“别碰。”程茵茵见有人看不下去,要去拿衣服为那人擦拭身体,却被程茵茵大声喝止住,“我来!”
天越来越暗,在拔针的时候,程茵茵好几次险些被那些针给扎到,要是混合了这些患者的血在扎到自己,那么自己也只能完,更别说悬壶济世……
“累了吧,接下来就让我来吧,你在旁边大火把,给我打下手。”“手绢达人”单志儒又拿出了一块青色手帕,替程茵茵擦了擦额头上的汗,将她扶起来,温柔的说道。
程茵茵自然也不会在这个关头逞强,接过火把,二话没说。
“你那药丸里,除了治疗疟疾的常规方子,还加了两味什么药?”为了缓解紧张的气氛,也为了打消刚刚因为自己“失言”而带给她的疑虑,单志儒努力的找着话题。
“龙胆草,金鸡纳树皮,辟汗草。”程茵茵淡淡回答,有气无力,看来,确实累坏了。
“金鸡纳?”单志儒手中动作停顿了下来,好奇这个是什么。
程茵茵也不知道怎么给他解释,这个药方的来历,不能告诉他,自己是从二十一世纪来的,那个时候,治疗疟疾的药物已经出来了,首先就是奎宁,而这个奎宁就是从金鸡纳树皮提取而来吧。
纠结了良久,最终还是装作若无其事的解释:“我们乡下管这个树叫金鸡纳,树皮有医治反复发冷热的作用,所以我只能拿来试试,死马当做活马医,也总比慢慢等死好。”
其实,这些药丸,在她听到东海皇城封城的时候,就连夜赶制完成,而制作药丸,是她之前逃亡时生病就有的一个想法,功夫不负有心人,经过了好几个不眠之夜的研究,总算成功了。
虽然单志儒还是觉得金鸡纳这个名字好陌生,又听着别扭,但是听了程茵茵的解释,也释然多了。
事实上,程茵茵也不知道为何这个长在非洲大陆上的树会在这里出现,这还是在没有来东海之前,那一次与苏云一起上山找草药在那山上发现的,也就是遇到中蛇毒的洛王爷那一次。
她只能想到一种解释,那就是什么事物都有存在的必要性和偶然性,要不然东海这片陆地也不会如此高爆发疟疾。
“小四儿,怎么了?”忙活到下半夜,所有人都针灸完,都吃过药丸,程茵茵和单志儒这才有时间歇下,歇下才发现,小四儿不在这庙内,在外面树林里找到他,他一个人的躺在草地上,望着繁星点点,似乎在沉思。
“程大夫,单先生,对不起,帮补了你们任何忙。
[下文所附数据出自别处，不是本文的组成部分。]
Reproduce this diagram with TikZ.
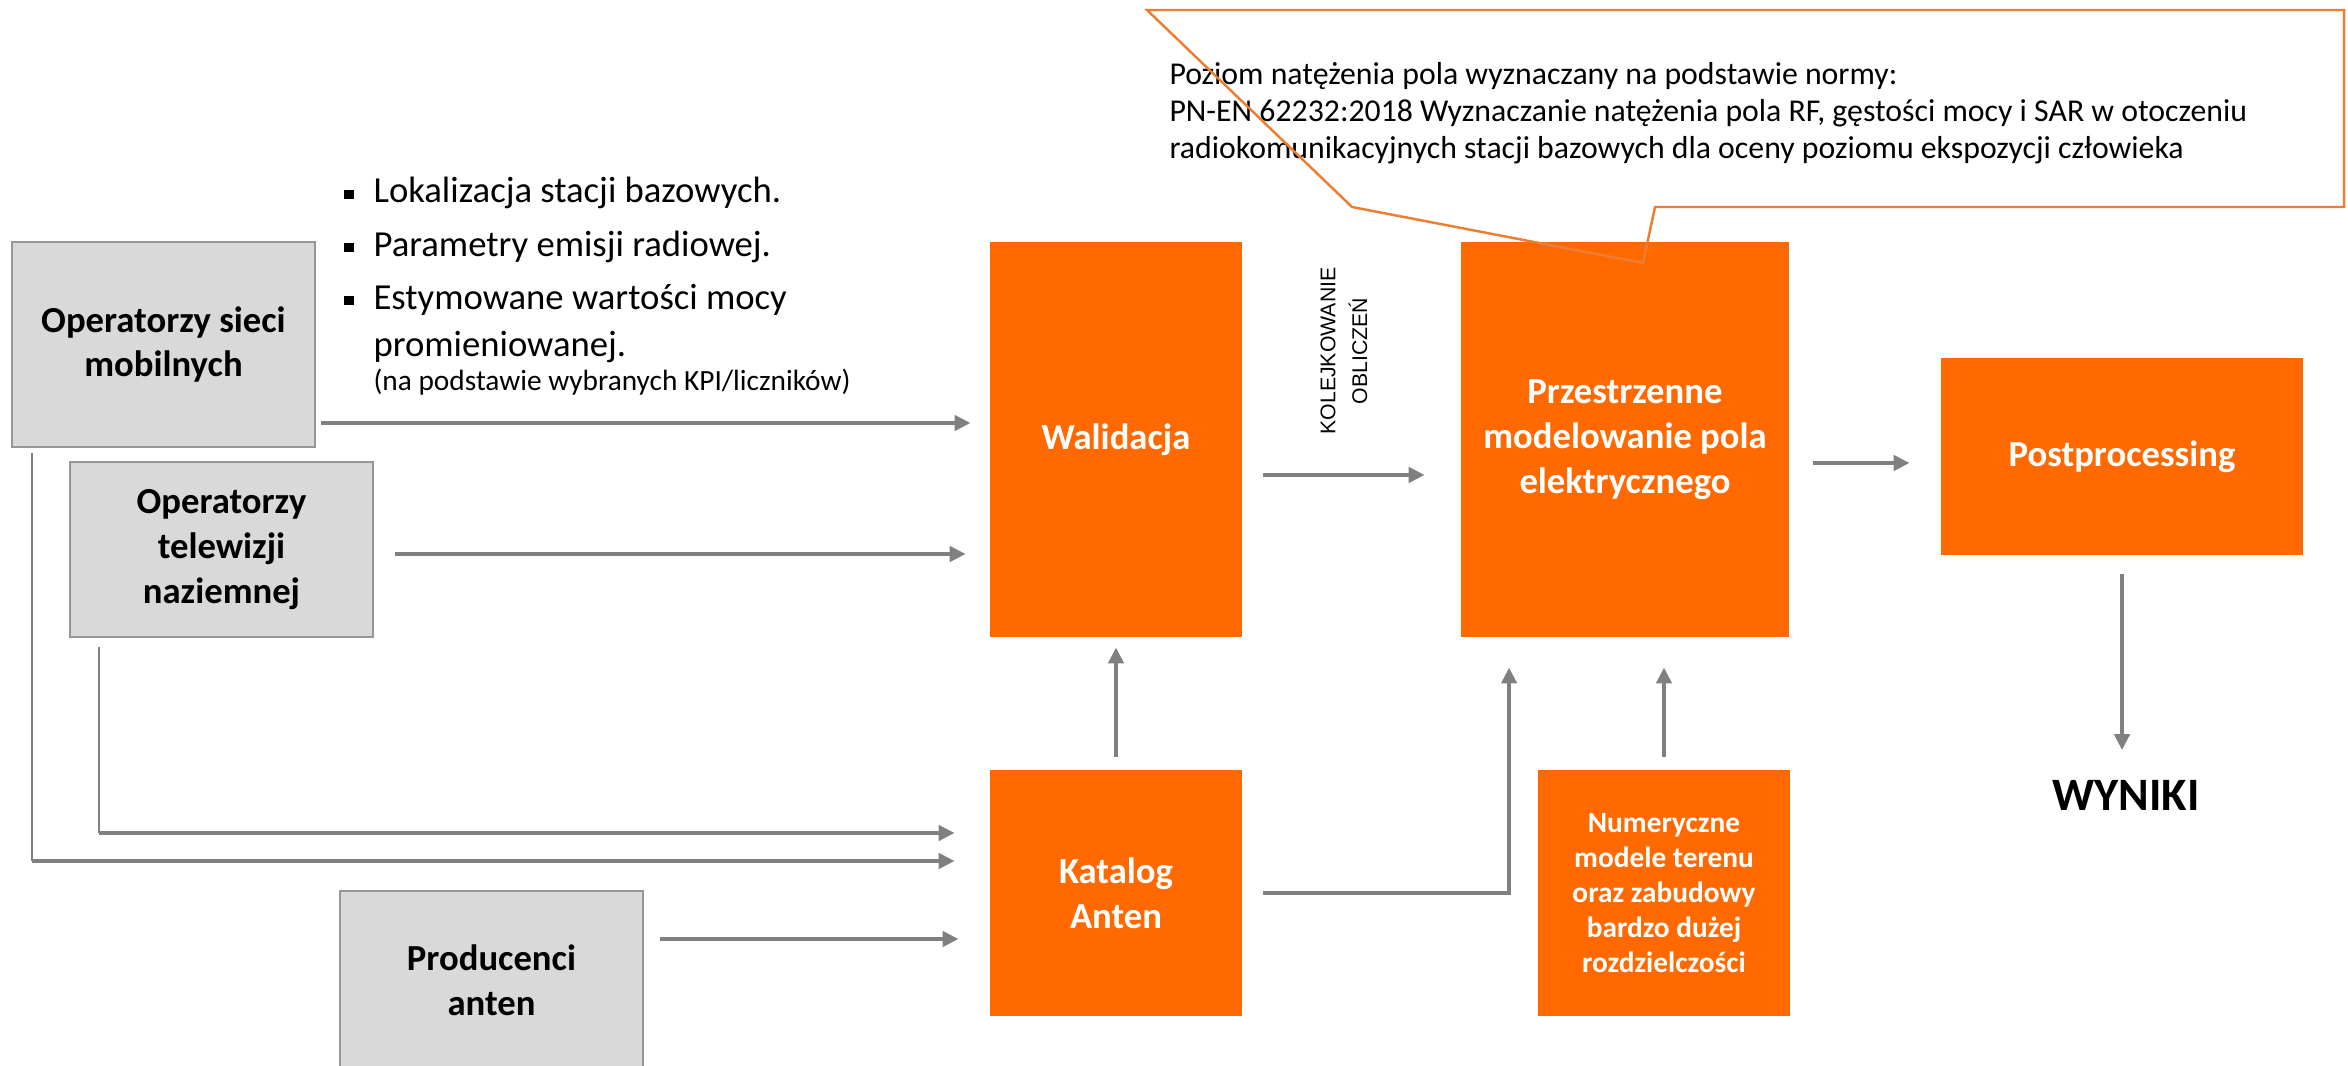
\documentclass[tikz,border=0pt]{standalone}
\usepackage{fontspec}
\setmainfont{Carlito}
\newfontfamily\queuefont{Liberation Sans}
\usetikzlibrary{arrows.meta}
\definecolor{pporange}{RGB}{255,105,0}
\definecolor{ppcallout}{RGB}{237,125,49}
\definecolor{ppgray}{RGB}{217,217,217}
\definecolor{ppborder}{RGB}{150,150,150}
\definecolor{pparrow}{RGB}{128,128,128}
\newcommand{\sqbullet}{\makebox[11.9pt][l]{\rule[1.65pt]{3.7pt}{3.7pt}}}

\begin{document}
\begin{tikzpicture}[
    x=0.4089pt,
    y=-0.4089pt,
    font=\fontsize{15}{19.2}\selectfont,
    source/.style={draw=ppborder, line width=0.8pt, fill=ppgray, align=center, inner sep=0pt, font=\fontsize{15}{18.3}\selectfont\bfseries},
    stage/.style={fill=pporange, text=white, align=center, inner sep=0pt, font=\fontsize{15}{18.3}\selectfont\bfseries},
    arrow/.style={-{Triangle[length=6.5pt, width=6.2pt]}, line width=1.6pt, draw=pparrow},
    feed/.style={line width=0.6pt, draw=pparrow},
    bubble/.style={draw=ppcallout, line width=1pt}
]
\useasboundingbox (0,0) rectangle (2348,1066);
% callout with the standard (white ground first, outline after the boxes)
\fill[white] (1147,10) -- (2344,10) -- (2344,207) -- (1655,207) -- (1643,263) -- (1352,207) -- cycle;
\node[anchor=base west, align=left, inner sep=0pt, font=\fontsize{13}{15.3}\selectfont] (norm) at (1169,159) {Poziom natężenia pola wyznaczany na podstawie normy:\\PN-EN 62232:2018 Wyznaczanie natężenia pola RF, gęstości mocy i SAR w otoczeniu\\radiokomunikacyjnych stacji bazowych dla oceny poziomu ekspozycji człowieka};
% sources
\node[source, minimum width=123.9pt, minimum height=83.8pt] (mobile) at (163.5,344.5) {Operatorzy sieci\\mobilnych};
\node[source, minimum width=123.9pt, minimum height=71.6pt] (tv) at (221.5,549.5) {Operatorzy\\telewizji\\naziemnej};
\node[source, minimum width=123.9pt, minimum height=72.8pt] (prod) at (491.5,980) {Producenci\\anten};
\node[anchor=base west, align=left, inner sep=0pt] (inputs) at (344,391) {\sqbullet Lokalizacja stacji bazowych.\\[2.5pt]\sqbullet Parametry emisji radiowej.\\[2.5pt]\sqbullet Estymowane wartości mocy\\\hspace*{11.9pt}promieniowanej.\\[-4.9pt]\hspace*{11.9pt}{\fontsize{12}{14.3}\selectfont(na podstawie wybranych KPI/liczników)}};
% processing stages
\node[stage, minimum width=103pt, minimum height=161.5pt] (walid) at (1116,439.5) {Walidacja};
\node[stage, minimum width=103pt, minimum height=100.6pt] (katalog) at (1116,893) {Katalog\\Anten};
\node[stage, minimum width=134.1pt, minimum height=161.5pt] (field) at (1625,439.5) {Przestrzenne\\modelowanie pola\\elektrycznego};
\node[stage, minimum width=103pt, minimum height=100.6pt, font=\fontsize{12}{14.3}\selectfont\bfseries] (terrain) at (1664,893) {Numeryczne\\modele terenu\\oraz zabudowy\\bardzo dużej\\rozdzielczości};
\node[stage, minimum width=148pt, minimum height=80.6pt] (post) at (2122,456.5) {Postprocessing};
\node[font=\fontsize{19}{23}\selectfont\bfseries, inner sep=0pt, anchor=base] (results) at (2126,810) {WYNIKI};
\node[rotate=90, align=center, inner sep=0pt, font=\queuefont\fontsize{8.7}{13}\selectfont] (queue) at (1344,351) {KOLEJKOWANIE\\OBLICZEŃ};
\draw[bubble] (1147,10) -- (2344,10) -- (2344,207) -- (1655,207) -- (1643,263) -- (1352,207) -- cycle;
% taps
\coordinate (mobtap) at (321,423);
\coordinate (tvtap) at (395,554);
\coordinate (prodtap) at (660,939);
\coordinate (tvdrop) at (99,647);
\coordinate (tvbend) at (99,833);
\coordinate (mobdrop) at (32,453);
\coordinate (mobbend) at (32,861);
% connectors
\draw[arrow, shorten >=7.8pt] (mobtap) -- (mobtap -| walid.west);
\draw[arrow, shorten >=9.8pt] (tvtap) -- (tvtap -| walid.west);
\draw[feed] (tvdrop) -- (tvbend);
\draw[arrow, shorten >=14.3pt] (tvbend) -- (tvbend -| katalog.west);
\draw[feed] (mobdrop) -- (mobbend);
\draw[arrow, shorten >=14.3pt] (mobbend) -- (mobbend -| katalog.west);
\draw[arrow, shorten >=12.7pt] (prodtap) -- (prodtap -| katalog.west);
\draw[arrow, shorten <=5.3pt, shorten >=4.1pt] (katalog.north) -- (walid.south);
\draw[arrow, shorten <=8.2pt, shorten >=14.7pt] ([yshift=-14.5pt]walid.east) -- ([yshift=-14.5pt]walid.east -| field.west);
\draw[arrow, shorten <=9.8pt, shorten >=12.7pt] ([yshift=-9.6pt]field.east) -- ([yshift=-9.6pt]field.east -| post.west);
\draw[arrow, shorten <=7.4pt, shorten >=24.5pt] (post.south) -- (post.south |- results.base);
\draw[arrow, shorten <=8.2pt, shorten >=12.3pt] (katalog.east) -| ([xshift=-47.4pt]field.south);
\draw[arrow, shorten <=5.3pt, shorten >=12.3pt] (terrain.north) -- (terrain.north |- field.south);
\end{tikzpicture}
\end{document}
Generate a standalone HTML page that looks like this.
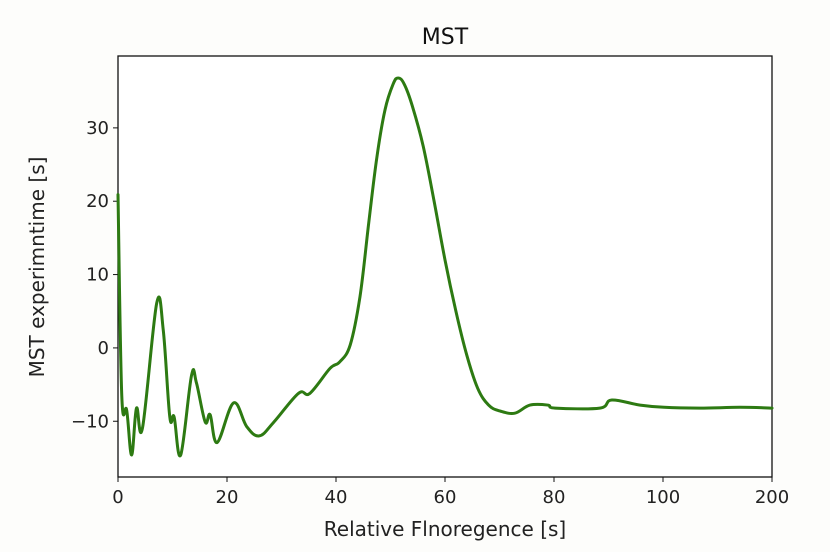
<!DOCTYPE html>
<html><head><meta charset="utf-8">
<style>
html,body{margin:0;padding:0;background:#fdfdfb;}
svg{display:block;font-family:"DejaVu Sans","Liberation Sans",sans-serif;}
</style></head>
<body>
<svg id="chart" width="830" height="552" viewBox="0 0 830 552">
<rect x="0" y="0" width="830" height="552" fill="#fdfdfb"/>
<rect x="118" y="56" width="654" height="421" fill="#ffffff" stroke="#111" stroke-width="1.3"/>
<text x="445" y="44" text-anchor="middle" font-size="22" fill="#111">MST</text>
<text x="445" y="536" text-anchor="middle" font-size="20" fill="#222">Relative Flnoregence [s]</text>
<text transform="translate(44,267) rotate(-90)" text-anchor="middle" font-size="20" fill="#222">MST experimntime [s]</text>
<g id="xticks"></g>
<g id="yticks"></g>
<path id="line" fill="none" stroke="#2d7a12" stroke-width="3" stroke-linejoin="round" stroke-linecap="round"/>
</svg>
<script>
const xValues = [0,0.7,1.6,2.5,3.4,4.5,7.1,8.3,9.5,10.3,11.5,13.5,14.4,16,16.9,18.2,21.2,23.6,25.9,28.5,33.1,35.2,38.9,40.7,42.6,44.4,46,47.5,49,50.5,51.4,52.5,54,56,58,60,62,64,66,68,70.1,72.8,75.6,78.9,80.2,88.4,90.6,95.8,100.2,106.8,114.1,120];
const yValues = [20.9,-6.6,-8.5,-14.6,-8.2,-10.9,6.1,2.5,-9.4,-9.4,-14.6,-3.7,-4.8,-10.1,-9.1,-12.9,-7.5,-10.7,-12,-10.2,-6.2,-6.2,-2.8,-1.9,0.4,7,17,26,32.5,36,36.8,36,33,27.5,20,12,5,-1,-5.5,-7.8,-8.6,-8.9,-7.8,-7.8,-8.2,-8.2,-7.1,-7.8,-8.1,-8.2,-8.1,-8.2];
const xTickValues = [0,20,40,60,80,100,120];
const xTickLabels = ["0","20","40","60","80","100","200"];
const yTickValues = [-10,0,10,20,30];
const yTickLabels = ["\u221210","0","10","20","30"];

const X0=118,X1=772,Y0=477,Y1=56, xMin=0,xMax=120,yMin=-17.6,yMax=39.8;
function sx(v){return X0+(v-xMin)/(xMax-xMin)*(X1-X0);}
function sy(v){return Y0-(v-yMin)/(yMax-yMin)*(Y0-Y1);}
const NS="http://www.w3.org/2000/svg";
const xg=document.getElementById('xticks'), yg=document.getElementById('yticks');
xTickValues.forEach((v,i)=>{
  const l=document.createElementNS(NS,'line');
  l.setAttribute('x1',sx(v));l.setAttribute('x2',sx(v));l.setAttribute('y1',Y0);l.setAttribute('y2',Y0+5);l.setAttribute('stroke','#111');
  
  
  xg.appendChild(l);
  const t=document.createElementNS(NS,'text');
  t.setAttribute('x',sx(v));t.setAttribute('y',Y0+26);t.setAttribute('text-anchor','middle');t.setAttribute('font-size','18');t.setAttribute('fill','#222');
  t.textContent=xTickLabels[i];
  
  
  xg.appendChild(t);
});
yTickValues.forEach((v,i)=>{
  const l=document.createElementNS(NS,'line');
  l.setAttribute('x1',X0-5);l.setAttribute('x2',X0);l.setAttribute('y1',sy(v));l.setAttribute('y2',sy(v));l.setAttribute('stroke','#111');
  
  
  yg.appendChild(l);
  const t=document.createElementNS(NS,'text');
  t.setAttribute('x',X0-9);t.setAttribute('y',sy(v)+6);t.setAttribute('text-anchor','end');t.setAttribute('font-size','18');t.setAttribute('fill','#222');
  t.textContent=yTickLabels[i];
  
  
  yg.appendChild(t);
});
const pts=xValues.map((v,i)=>[sx(v),sy(yValues[i])]);
let d='M'+pts[0][0].toFixed(1)+','+pts[0][1].toFixed(1);
for(let i=0;i<pts.length-1;i++){
  const p0=pts[Math.max(0,i-1)],p1=pts[i],p2=pts[i+1],p3=pts[Math.min(pts.length-1,i+2)];
  const t=0.18;
  const c1=[p1[0]+(p2[0]-p0[0])*t,p1[1]+(p2[1]-p0[1])*t];
  const c2=[p2[0]-(p3[0]-p1[0])*t,p2[1]-(p3[1]-p1[1])*t];
  d+='C'+c1[0].toFixed(1)+','+c1[1].toFixed(1)+' '+c2[0].toFixed(1)+','+c2[1].toFixed(1)+' '+p2[0].toFixed(1)+','+p2[1].toFixed(1);
}
document.getElementById('line').setAttribute('d',d);
</script>
</body></html>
”小四儿这才坐起来,看向他们,声音略带失落。
程茵茵二话没说,将两粒药递到他的跟前,“你今天好像忘了吃药了,今天没有发病是吗?”
小四儿的双眸好像瞬间发光,程茵茵不说他还不觉得,她这样一说,却是发现,今天一整天,好像一次都没有发病,往常几乎是每天发病一次,发冷发热出完汗,又恢复正常……
程茵茵与单志儒也兴奋的对视,在彼此的眼睛中仿佛都看到了希望,“小四儿,先把今日的药吃了,有好转就行,看你这个恢复状态,好像都用不着针灸了。”
其实,针灸的风险有点大,程茵茵一直在想,今天因为条件所限,给每个人针灸的时候都是用的同样的银针,上一个人用完之后也没有消毒,她不知道会不会混合感染,但是也比无所作为好。
“程大夫,我、您的意思是、我、我不会死了?”反倒是小四儿的情绪一下子绷不住了,兴奋的一下子站起来,略带哭腔且语无伦次的问着程茵茵。